Starting at the first line of the listing below, retype each line up to and including the one that contains "(askLower) at (235.5,346)". Leave pictures out.

■ ■ ■ ■ ■

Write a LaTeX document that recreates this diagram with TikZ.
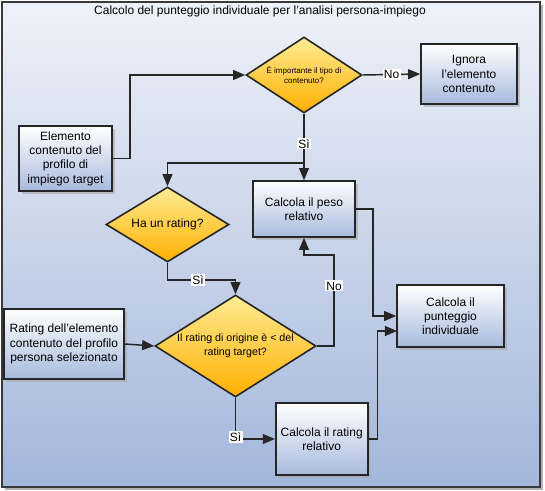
\documentclass[tikz,border=0pt]{standalone}
\usepackage{fontspec}
\setmainfont{Liberation Sans}
\usetikzlibrary{arrows,shapes.geometric,shadows}
\definecolor{frameLine}{HTML}{3A3A3A}
\definecolor{backTop}{HTML}{EEF1F8}
\definecolor{backBottom}{HTML}{A3B7DB}
\definecolor{boxBottom}{HTML}{A7BADD}
\definecolor{askTop}{HTML}{FFEC94}
\definecolor{askBottom}{HTML}{FFB000}
\newcommand\colorFrame{frameLine}
\newcommand\colorEdge{black!85}
\newcommand\textNormal{\fontsize{9}{10.7}\selectfont}
\tikzset{
	processBox/.style={draw=\colorEdge, line width=1.2pt, top color=white, bottom color=boxBottom,
		drop shadow={shadow xshift=2pt, shadow yshift=-2pt, fill=black!35, opacity=0.6},
		align=center, inner sep=0pt, font=\textNormal},
	decisionDiamond/.style={diamond, draw=\colorEdge, line width=1.2pt, top color=askTop, bottom color=askBottom,
		align=center, inner sep=0pt},
	flowLine/.style={draw=\colorEdge, line width=1.1pt, -triangle 45},
	branchLabel/.style={fill=white, inner sep=1pt, font=\textNormal},
	size/.style 2 args={minimum width={#1*0.75pt}, minimum height={#2*0.75pt}}
}

\begin{document}
\begin{tikzpicture}[x=0.75pt, y=-0.75pt]
	\useasboundingbox (0,0) rectangle (545,491);
	
	% frame and title
	\fill[black!30] (5,5) rectangle (543,490);
	\draw[\colorFrame, line width=1.5pt, top color=backTop, bottom color=backBottom] (2,2) rectangle (540,487);
	\node[font=\textNormal] (title) at (260,11) {Calcolo del punteggio individuale per l’analisi persona-impiego};
	
	% decisions
	\node[decisionDiamond, size={116}{76}, shape aspect=1.53, font=\fontsize{6}{8}\selectfont] (askType) at (304,75) {È importante il tipo di\\contenuto?};
	\node[decisionDiamond, size={123}{75}, shape aspect=1.64, font=\textNormal] (askRating) at (167.5,224.5) {Ha un rating?};
	\node[decisionDiamond, size={161}{102}, shape aspect=1.58, font=\fontsize{8}{10.5}\selectfont] (askLower) at (235.5,346) {Il rating di origine è < del\\rating target?};
	
	% boxes
	\node[processBox, size={96}{60}] (ignore) at (469,74) {Ignora\\l’elemento\\contenuto};
	\node[processBox, size={93}{65}] (element) at (65.5,158.5) {Elemento\\contenuto del\\profilo di\\impiego target};
	\node[processBox, size={102}{56}] (weight) at (304,209) {Calcola il peso\\relativo};
	\node[processBox, size={120}{70}] (source) at (64,344) {Rating dell’elemento\\contenuto del profilo\\persona selezionato};
	\node[processBox, size={92}{72}] (relRating) at (321.7,439) {Calcola il rating\\relativo};
	\node[processBox, size={107}{62}] (score) at (450.5,316) {Calcola il\\punteggio\\individuale};
	
	% connectors
	\coordinate (split) at (304,163);
	\draw[flowLine] (element.east) to (130,158.5) to (130,75) to (askType.west);
	\draw[flowLine] (askType.east) to node[branchLabel] {No} (ignore.west);
	\draw[flowLine] (askType.south) to node[branchLabel, pos=0.45] {Sì} (weight.north);
	\draw[flowLine] (split) to (167.5,163) to (askRating.north);
	\draw[flowLine] (askRating.south) to (167.5,280) to node[branchLabel, pos=0.45] {Sì} (235.5,280) to (askLower.north);
	\draw[flowLine] (source.east) to (askLower.west);
	\draw[flowLine] (askLower.east) to (334,346) to node[branchLabel, pos=0.66] {No} (334,255) to (304,255) to (weight.south);
	\draw[flowLine] (askLower.south) to (235.5,439) to (relRating.west);
	\node[branchLabel] (yesLower) at (235.5,437) {Sì};
	\draw[flowLine] (weight.east) to (373,209) to (373,316) to (score.west);
	\draw[flowLine] (relRating.east) to (377.7,439) to (377.7,331) to (397,331);
\end{tikzpicture}
\end{document}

■ ■ ■ ■ ■

== Answer for this exercise ==
Write a LaTeX document that recreates this diagram with TikZ.
\documentclass[tikz,border=0pt]{standalone}
\usepackage{fontspec}
\setmainfont{Liberation Sans}
\usetikzlibrary{arrows,shapes.geometric,shadows}
\definecolor{frameLine}{HTML}{3A3A3A}
\definecolor{backTop}{HTML}{EEF1F8}
\definecolor{backBottom}{HTML}{A3B7DB}
\definecolor{boxBottom}{HTML}{A7BADD}
\definecolor{askTop}{HTML}{FFEC94}
\definecolor{askBottom}{HTML}{FFB000}
\newcommand\colorFrame{frameLine}
\newcommand\colorEdge{black!85}
\newcommand\textNormal{\fontsize{9}{10.7}\selectfont}
\tikzset{
	processBox/.style={draw=\colorEdge, line width=1.2pt, top color=white, bottom color=boxBottom,
		drop shadow={shadow xshift=2pt, shadow yshift=-2pt, fill=black!35, opacity=0.6},
		align=center, inner sep=0pt, font=\textNormal},
	decisionDiamond/.style={diamond, draw=\colorEdge, line width=1.2pt, top color=askTop, bottom color=askBottom,
		align=center, inner sep=0pt},
	flowLine/.style={draw=\colorEdge, line width=1.1pt, -triangle 45},
	branchLabel/.style={fill=white, inner sep=1pt, font=\textNormal},
	size/.style 2 args={minimum width={#1*0.75pt}, minimum height={#2*0.75pt}}
}

\begin{document}
\begin{tikzpicture}[x=0.75pt, y=-0.75pt]
	\useasboundingbox (0,0) rectangle (545,491);
	
	% frame and title
	\fill[black!30] (5,5) rectangle (543,490);
	\draw[\colorFrame, line width=1.5pt, top color=backTop, bottom color=backBottom] (2,2) rectangle (540,487);
	\node[font=\textNormal] (title) at (260,11) {Calcolo del punteggio individuale per l’analisi persona-impiego};
	
	% decisions
	\node[decisionDiamond, size={116}{76}, shape aspect=1.53, font=\fontsize{6}{8}\selectfont] (askType) at (304,75) {È importante il tipo di\\contenuto?};
	\node[decisionDiamond, size={123}{75}, shape aspect=1.64, font=\textNormal] (askRating) at (167.5,224.5) {Ha un rating?};
	\node[decisionDiamond, size={161}{102}, shape aspect=1.58, font=\fontsize{8}{10.5}\selectfont] (askLower) at (235.5,346) {Il rating di origine è < del\\rating target?};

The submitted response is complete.